Friday, September 03, 2004

How Corporations Think of Workers: Expendable

OK. Headline in the NY Times a year ago (Oct '03) when they were just starting their hunt for excuses why the Bush 'recovery' wasn't creating jobs:

Overcapacity Stalls New Jobs

Can we just parse this for a second? "Overcapacity" means your production exceeds your sales, right? So what is the standard remedy for this situation?
Production as a percentage of total capacity fell precipitously in the aftermath of the last recession, which ended in 2001, and 23 months into the recovery, the upturn has still not come. On average, manufacturers are using less than 73 percent of their capacity.

Struggling to get rid of this costly glut, many companies continue to shut plants and lay off the workers...

Right. Firing people. This is usually called "efficiency", and especially since Jack "The Axe" Welch proved that a company's stock price will rise in direct proportion to the number of people it fires, it has been the main tool by which business keeps its costs down. It doesn't trim extreme, not to mention obscene, executive salaries; it doesn't cut back on stock option giveaways or exorbitant executive bonuses; it doesn't eliminate management perks or behind-the-back sweetheart deals for their buddies. It closes plants and fires employees.

Now pair this with the unemployment number--close to 7%, the worst we've seen since the 80's (the last time trickle-down was tried; connection anyone?)--and factor in a large number of unemployed who are no longer counted because they outran their skimpy unemployment insurance, an apparently even larger number of underemployed and part-time workers (also not counted), and the number of people sporadically employed as temps (a field that is growing again), and what have you got?

A potentially massive group of people who aren't making enough money to buy much of anything.

Excuse me, but isn't it possible that business has been paying attention to only one side of the equation while neglecting the other? What happens when you fire people? Their income vanishes. They stop buying things because they can't afford them any more. Michael Moore once asked, "If these corporations keep laying people off even when they're making a profit, who do they think is going to have enough money to buy their products?"

I'm admittedly not an economist, but this is simple common sense: If you fire the people who buy the things you make and they can't any more, and then you lay off more people to make up for the sales you're losing, aren't you initiating a pretty vicious spiral here? And what happens to that spiral when you add in the loss of jobs to global outsourcing and pervasive automation?

We are creating, apparently deliberately, a Third-World society in a First World country, a society where only the lowest-paying jobs will survive the corporate disdain for the existence of "employees", who are commonly seen as nothing more than an unnecessary expense to be dispensed with at the first opportunity using whatever means possible. It's a short-sighted and ultimately self-destructive "remedy" that boosts profit in the short run but has the "overcapacity" to destroy the society in the long run.

Business people say, "Well, what do you want us to do? We're not running a charity here."

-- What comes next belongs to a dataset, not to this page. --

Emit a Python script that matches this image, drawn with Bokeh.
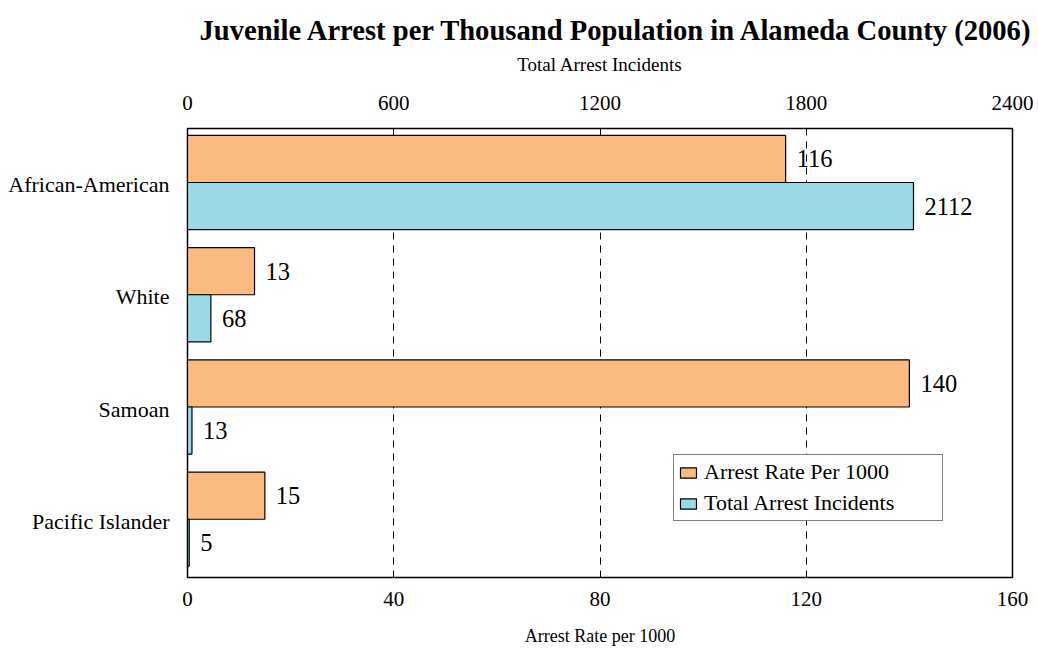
from bokeh.plotting import figure
from bokeh.models import (Range1d, FactorRange, LinearAxis, FixedTicker, ColumnDataSource,
                          Legend, LegendItem)
from bokeh.transform import dodge
from bokeh.embed import file_html
from bokeh.resources import INLINE

categories = ["African-American", "White", "Samoan", "Pacific Islander"]
arrest_rate = [116, 13, 140, 15]
total_incidents = [2112, 68, 13, 5]
rate_ticks = [0, 40, 80, 120, 160]
incident_ticks = [0, 600, 1200, 1800, 2400]

FONT = "Liberation Serif"
ORANGE = "#FBBA7F"
BLUE = "#9AD9E5"
UP = 0.2285
DOWN = -0.1905
BAR_H = 0.419

src = ColumnDataSource(dict(cat=categories, rate=arrest_rate, inc=total_incidents,
                            rate_txt=[str(v) for v in arrest_rate],
                            inc_txt=[str(v) for v in total_incidents]))

p = figure(width=1038, height=651, output_backend="svg", toolbar_location=None,
           y_range=FactorRange(factors=list(reversed(categories))),
           x_range=Range1d(0, 160),
           min_border_left=187, min_border_right=26, min_border_top=128, min_border_bottom=74)
p.extra_x_ranges = {"inc": Range1d(0, 2400)}

p.title.text = "Juvenile Arrest per Thousand Population in Alameda County (2006)"
p.title.text_font = FONT
p.title.text_font_size = "28.6px"
p.title.text_font_style = "bold"
p.title.text_color = "black"
p.title.align = "left"
p.title.offset = 12
p.title.standoff = 10

r1 = p.hbar(y=dodge("cat", UP, range=p.y_range), right="rate", left=0, height=BAR_H,
            source=src, fill_color=ORANGE, line_color="black", line_width=1.2)
r2 = p.hbar(y=dodge("cat", DOWN, range=p.y_range), right="inc", left=0, height=BAR_H,
            source=src, fill_color=BLUE, line_color="black", line_width=1.2, x_range_name="inc")

p.text(x="rate", y=dodge("cat", UP, range=p.y_range), text="rate_txt", source=src,
       x_offset=11, text_baseline="middle", text_align="left",
       text_font={"value": FONT}, text_font_size="24.5px", text_color="black")
p.text(x="inc", y=dodge("cat", DOWN, range=p.y_range), text="inc_txt", source=src,
       x_offset=11, text_baseline="middle", text_align="left",
       text_font={"value": FONT}, text_font_size="24.5px", text_color="black", x_range_name="inc")

bottom = p.xaxis[0]
bottom.ticker = FixedTicker(ticks=rate_ticks)
bottom.axis_label = "Arrest Rate per 1000"

top = LinearAxis(x_range_name="inc", ticker=FixedTicker(ticks=incident_ticks),
                 axis_label="Total Arrest Incidents")
p.add_layout(top, "above")

for ax in (bottom, top):
    ax.major_tick_in = 5
    ax.major_tick_out = 0
    ax.minor_tick_line_color = None
    ax.axis_line_color = "black"
    ax.major_tick_line_color = "black"
    ax.major_label_text_font = FONT
    ax.major_label_text_font_size = "21px"
    ax.major_label_text_color = "black"
    ax.axis_label_text_font = FONT
    ax.axis_label_text_font_style = "normal"
    ax.axis_label_text_color = "black"
top.axis_label_text_font_size = "19px"
bottom.axis_label_text_font_size = "18px"
bottom.major_label_standoff = 14
bottom.axis_label_standoff = 17
top.major_label_standoff = 19
top.axis_label_standoff = 18

left = p.yaxis[0]
left.major_tick_line_color = None
left.minor_tick_line_color = None
left.axis_line_color = "black"
left.major_label_text_font = FONT
left.major_label_text_font_size = "22px"
left.major_label_text_color = "black"
left.major_label_standoff = 12

p.ygrid.grid_line_color = None
p.xgrid.ticker = FixedTicker(ticks=[40, 80, 120, 160])
p.xgrid.grid_line_color = "black"
p.xgrid.grid_line_dash = "7 6"
p.xgrid.grid_line_width = 1

p.outline_line_color = "black"
p.outline_line_width = 1.5
p.background_fill_color = "white"
p.border_fill_color = "white"

legend = Legend(items=[LegendItem(label="Arrest Rate Per 1000", renderers=[r1]),
                       LegendItem(label="Total Arrest Incidents", renderers=[r2])],
                location=(486, 56))
legend.label_text_font = FONT
legend.label_text_font_size = "22px"
legend.label_text_color = "black"
legend.glyph_width = 20
legend.glyph_height = 13
legend.label_standoff = 6
legend.label_height = 22
legend.label_width = 234
legend.spacing = 5
legend.padding = 4
legend.margin = 0
legend.border_line_color = "black"
legend.border_line_width = 1.2
legend.background_fill_alpha = 1
p.add_layout(legend, "center")

open("out.html", "w").write(file_html(p, INLINE))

Well, maybe they should rethink that a little. Maybe running a bit of a charity is exactly what they need to do. Maybe the bottom-line isn't everything. Maybe they should consider re-defining, for example, what percentage of net profit constitutes a "successful" business. In the 60's (and for many years before that), a "successful" business was one whose profit was 7-10% or better; since the greed-filled 80's, that number has more than doubled to 15%, and even that is considered the minimum acceptable level of profit. Reebok's profit margin is in excess of 30%, GE's is in the 20's. These are the leaders, those are the goals.

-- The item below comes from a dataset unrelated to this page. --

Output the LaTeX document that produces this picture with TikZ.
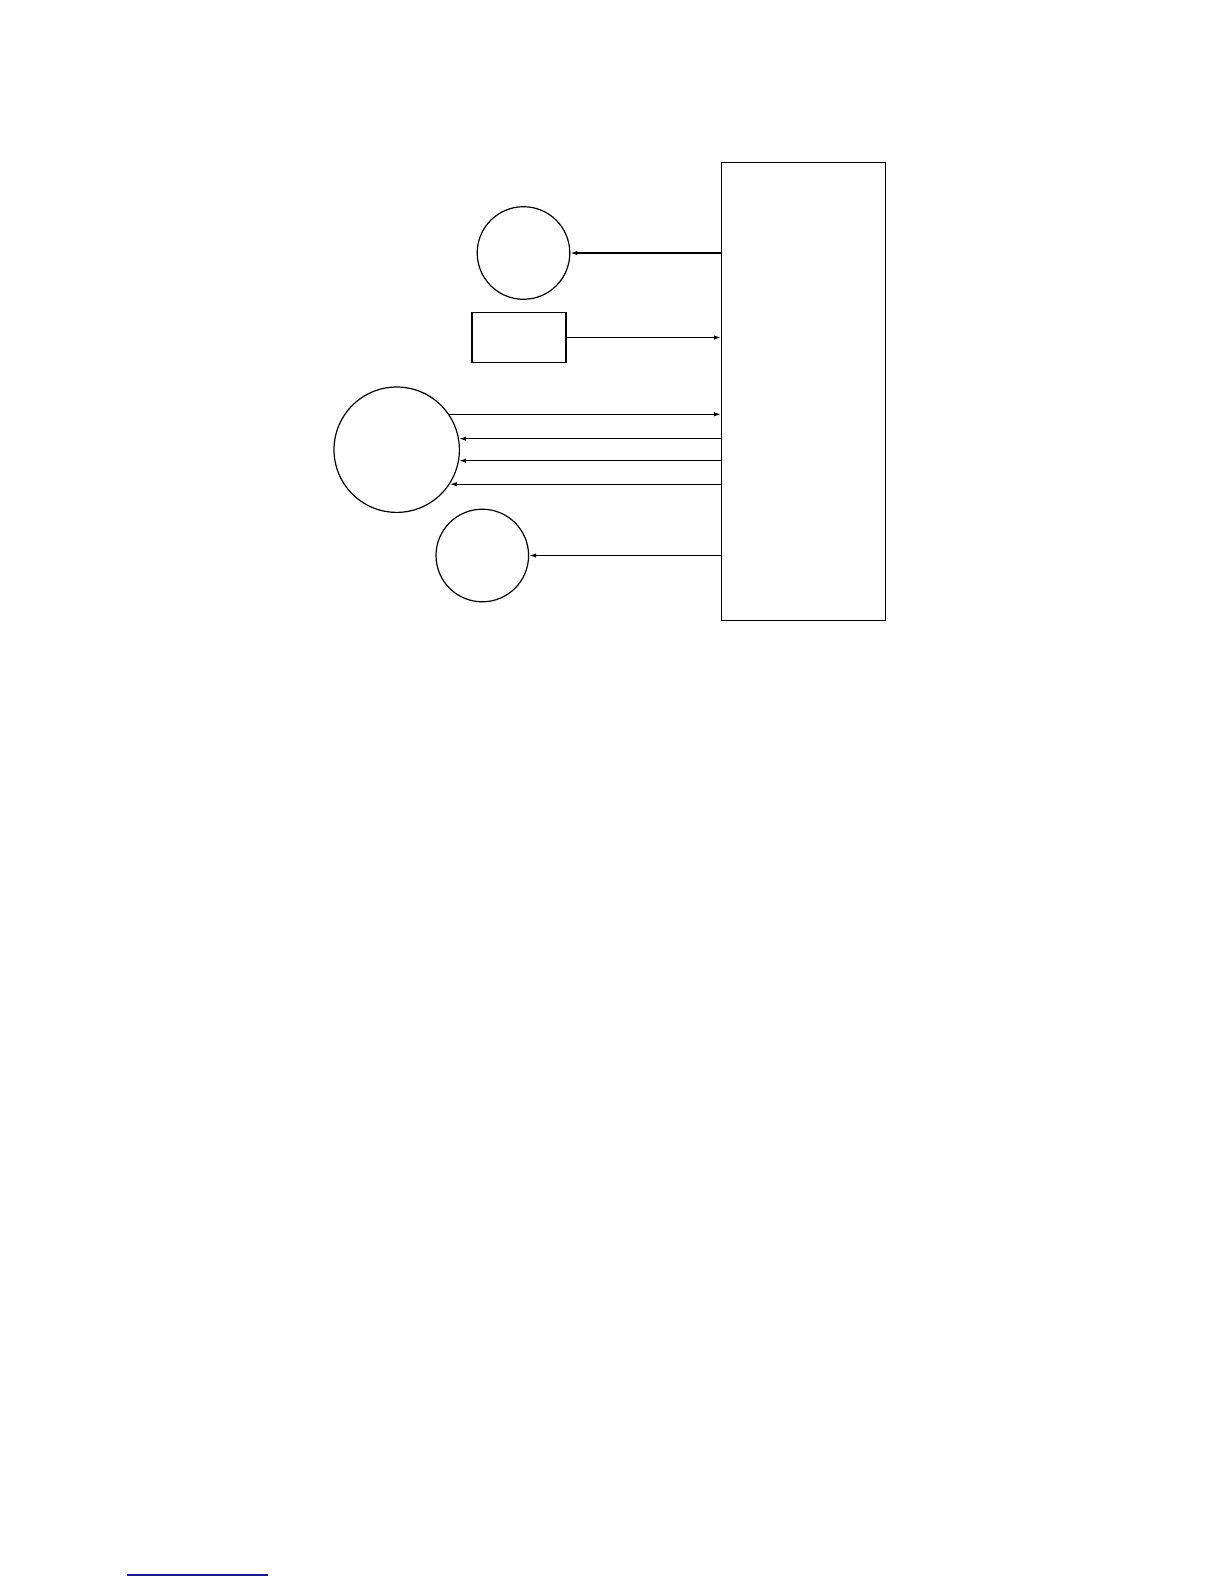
\documentclass[tikz,border=0pt]{standalone}
\usepackage{xcolor}
\usetikzlibrary{arrows.meta,positioning}
\definecolor{enlace}{RGB}{24,24,140}
\begin{document}
\begin{tikzpicture}[x=0.5pt,y=-0.5pt,
        every node/.style={draw, line width=0.6pt, inner sep=0pt},
        bola/.style={circle},
        caja/.style={rectangle},
        flecha/.style={-{Latex[length=3.5pt,width=2.2pt]}, line width=0.6pt}]
        \useasboundingbox (0,0) rectangle (1224,1584);

        % Bloque principal
        \node[caja, minimum width=81.9pt, minimum height=229pt] (bloque) at (803.4,391.8) {};

        % Elementos a la izquierda
        \node[bola, minimum size=46.3pt] (c1) at (523.5,253) {};
        \node[caja, minimum width=47pt, minimum height=25.2pt] (r1) at (519,337.5) {};
        \node[bola, minimum size=62.7pt] (c2) at (396.7,449.7) {};
        \node[bola, minimum size=46.3pt] (c3) at (482.3,555.5) {};

        % Conexiones con el bloque
        \draw[flecha] (bloque.west |- c1.east) -- (c1.east);
        \draw[flecha] (r1.east) -- (r1.east -| bloque.west);
        \draw[flecha] (c2.34.4) -- (c2.34.4 -| bloque.west);
        \foreach \a in {10.5,-10.7,-33.5}
            \draw[flecha] (c2.\a -| bloque.west) -- (c2.\a);
        \draw[flecha] (bloque.west |- c3.east) -- (c3.east);

        % Linea inferior
        \draw[enlace, line width=1pt] (127,1575) -- (268,1575);
\end{tikzpicture}
\end{document}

When GM moved its plants overseas in the 80's and 90's, firing most of its American workers because, it claimed, sales were down and times were hard, it was making more than $$11 BILLION$$$ in profit. Not exactly on the verge of bankruptcy. It wasn't moving to Mexico in response to losses--there weren't any; they were moving to Mexico to improve their profits. Period. $$11 BILLION$$$ wasn't considered enough.

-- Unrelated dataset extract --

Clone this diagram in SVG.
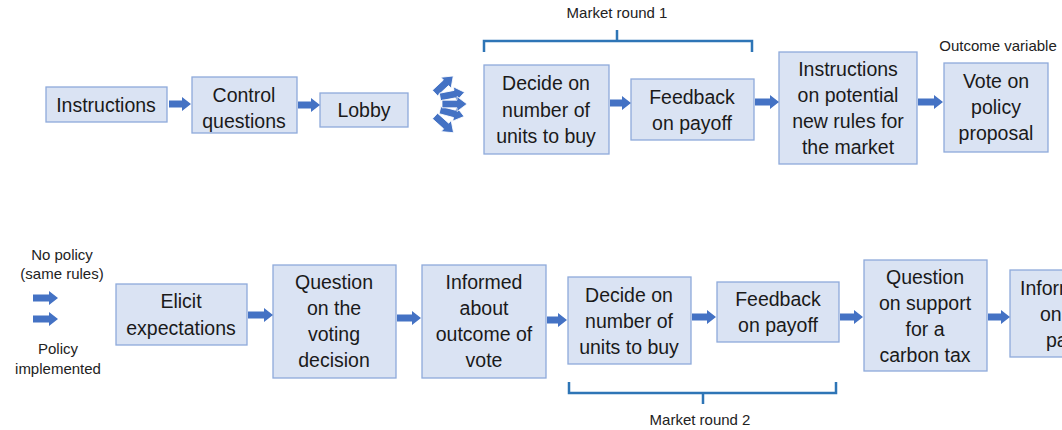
<svg xmlns="http://www.w3.org/2000/svg" xmlns:xlink="http://www.w3.org/1999/xlink" width="1062" height="430" viewBox="0 0 1062 430">
<style>
.box{fill:#dae3f3;stroke:#8eaadb;stroke-width:1.3}
.t{font-family:"Liberation Sans",Arial,sans-serif;font-size:19.5px;fill:#1a1a1a;text-anchor:middle}
.s{font-family:"Liberation Sans",Arial,sans-serif;font-size:15px;fill:#222;text-anchor:middle}
.arr{fill:#4472c4}
.fan{fill:#4472c4;stroke:#ffffff;stroke-width:0.8}
.br{fill:none;stroke:#2e75b6;stroke-width:2.5}
</style>
<defs>
<path id="a25" d="M0,-3.8 H15 V-7.5 L25,0 L15,7.5 V3.8 H0 Z"/>
</defs>
<rect width="1062" height="430" fill="#ffffff"/>

<g id="labels">
<text class="s" x="617" y="18">Market round 1</text>
<text class="s" x="998" y="51">Outcome variable</text>
<text class="s" x="62" y="260">No policy</text>
<text class="s" x="62" y="279">(same rules)</text>
<text class="s" x="58" y="354">Policy</text>
<text class="s" x="58" y="374">implemented</text>
<text class="s" x="700" y="425">Market round 2</text>
</g>

<g id="brackets">
<path class="br" d="M484,52 V41 H752 V52 M617,41 V30"/>
<path class="br" d="M569,382 V393 H836 V382 M703,393 V404"/>
</g>

<g id="n-instructions"><rect class="box" x="46" y="87" width="121" height="35"/>
<text class="t" x="106" y="112">Instructions</text></g>
<g id="n-control"><rect class="box" x="192" y="77" width="105" height="56"/>
<text class="t" x="244"><tspan x="244" y="102">Control</tspan><tspan x="244" y="128">questions</tspan></text></g>
<g id="n-lobby"><rect class="box" x="320" y="93" width="88" height="34"/>
<text class="t" x="364" y="117">Lobby</text></g>
<g id="n-decide1"><rect class="box" x="484" y="65" width="125" height="89"/>
<text class="t"><tspan x="546" y="90">Decide on</tspan><tspan x="546" y="117">number of</tspan><tspan x="546" y="143">units to buy</tspan></text></g>
<g id="n-feedback1"><rect class="box" x="631" y="79" width="123" height="61"/>
<text class="t"><tspan x="692" y="104">Feedback</tspan><tspan x="692" y="130">on payoff</tspan></text></g>
<g id="n-instr-rules"><rect class="box" x="779" y="52" width="138" height="112"/>
<text class="t"><tspan x="848" y="76">Instructions</tspan><tspan x="848" y="102">on potential</tspan><tspan x="848" y="128">new rules for</tspan><tspan x="848" y="154">the market</tspan></text></g>
<g id="n-vote"><rect class="box" x="944" y="63" width="104" height="89"/>
<text class="t"><tspan x="996" y="88">Vote on</tspan><tspan x="996" y="114">policy</tspan><tspan x="996" y="140">proposal</tspan></text></g>

<g id="n-elicit"><rect class="box" x="116" y="284" width="131" height="61"/>
<text class="t"><tspan x="181" y="308">Elicit</tspan><tspan x="181" y="335">expectations</tspan></text></g>
<g id="n-question-vote"><rect class="box" x="273" y="265" width="123" height="113"/>
<text class="t"><tspan x="334" y="289">Question</tspan><tspan x="334" y="315">on the</tspan><tspan x="334" y="341">voting</tspan><tspan x="334" y="367">decision</tspan></text></g>
<g id="n-informed-vote"><rect class="box" x="422" y="265" width="124" height="113"/>
<text class="t"><tspan x="484" y="289">Informed</tspan><tspan x="484" y="315">about</tspan><tspan x="484" y="341">outcome of</tspan><tspan x="484" y="367">vote</tspan></text></g>
<g id="n-decide2"><rect class="box" x="568" y="277" width="123" height="87"/>
<text class="t"><tspan x="629" y="302">Decide on</tspan><tspan x="629" y="328">number of</tspan><tspan x="629" y="354">units to buy</tspan></text></g>
<g id="n-feedback2"><rect class="box" x="717" y="282" width="122" height="60"/>
<text class="t"><tspan x="778" y="306">Feedback</tspan><tspan x="778" y="332">on payoff</tspan></text></g>
<g id="n-question-tax"><rect class="box" x="864" y="260" width="123" height="111"/>
<text class="t"><tspan x="925" y="284">Question</tspan><tspan x="925" y="310">on support</tspan><tspan x="925" y="336">for a</tspan><tspan x="925" y="362">carbon tax</tspan></text></g>
<g id="n-informed-payoff"><rect class="box" x="1010" y="270" width="123" height="87"/>
<text class="t" style="text-anchor:start"><tspan x="1020" y="295">Informed</tspan><tspan x="1040" y="321">on</tspan><tspan x="1046" y="347">payoff</tspan></text></g>

<g id="connectors">
<path class="arr" d="M169,100.5 H182 V97 L191,104 L182,111 V107.5 H169 Z"/>
<path class="arr" d="M298,101.5 H311 V98 L320,105 L311,112 V108.5 H298 Z"/>
<path class="arr" d="M610,99.5 H622 V96 L631,103 L622,110 V106.5 H610 Z"/>
<path class="arr" d="M755,98.5 H770 V95 L779,102 L770,109 V105.5 H755 Z"/>
<path class="arr" d="M918,98.5 H934 V95 L943,102 L934,109 V105.5 H918 Z"/>
<use class="fan" xlink:href="#a25" href="#a25" transform="translate(435,93) rotate(-43)"/>
<use class="fan" xlink:href="#a25" href="#a25" transform="translate(435,116) rotate(42)"/>
<use class="fan" xlink:href="#a25" href="#a25" transform="translate(440,97) rotate(-11)"/>
<use class="fan" xlink:href="#a25" href="#a25" transform="translate(440,110) rotate(15)"/>
<use class="fan" xlink:href="#a25" href="#a25" transform="translate(442,104) rotate(0)"/>
<path class="arr" d="M33,294.5 H49 V291 L58,298 L49,305 V301.5 H33 Z"/>
<path class="arr" d="M33,315.5 H49 V312 L58,319 L49,326 V322.5 H33 Z"/>
<path class="arr" d="M248,311.5 H264 V308 L273,315 L264,322 V318.5 H248 Z"/>
<path class="arr" d="M397,314.5 H412 V311 L421,318 L412,325 V321.5 H397 Z"/>
<path class="arr" d="M547,316.5 H558 V313 L567,320 L558,327 V323.5 H547 Z"/>
<path class="arr" d="M692,313.5 H707 V310 L716,317 L707,324 V320.5 H692 Z"/>
<path class="arr" d="M840,313.5 H854 V310 L863,317 L854,324 V320.5 H840 Z"/>
<path class="arr" d="M988,313.5 H1001 V310 L1010,317 L1001,324 V320.5 H988 Z"/>
</g>
</svg>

Now the tens of thousands of people who were once gainfully employed in those American factories are either underemployed or temps, their incomes have been cut by as much as 4/5, and their middle-class lifestyle--the backbone of American sales since the end of WWII--has vanished. Those jobs will never come back, so they say, and the underpaid and underemployed are no longer a factor to be considered in marketing. They've been written off, permanent casualties of the lust for greater profit margins.

Now imagine what would have happened if GM had instead simply accepted, say, a mere $$8 BILLION$$ as a reasonable profit and preferable to the destruction of whole communities. Most--if not all--of those fired workers would have kept their jobs; the suicides, alcoholism and drug addiction that were the result of months and years of unemployment would have been averted; and--had this attitude been wide-spread enough--very likely the recessions of the last 20 years would never have happened.

Isn't the human cost worth considering in their calculations? Isn't the avoidance of unnecessary displacement, pain, and desperation worth anything? Don't corporations have any responsibilities to the society that nurtured them?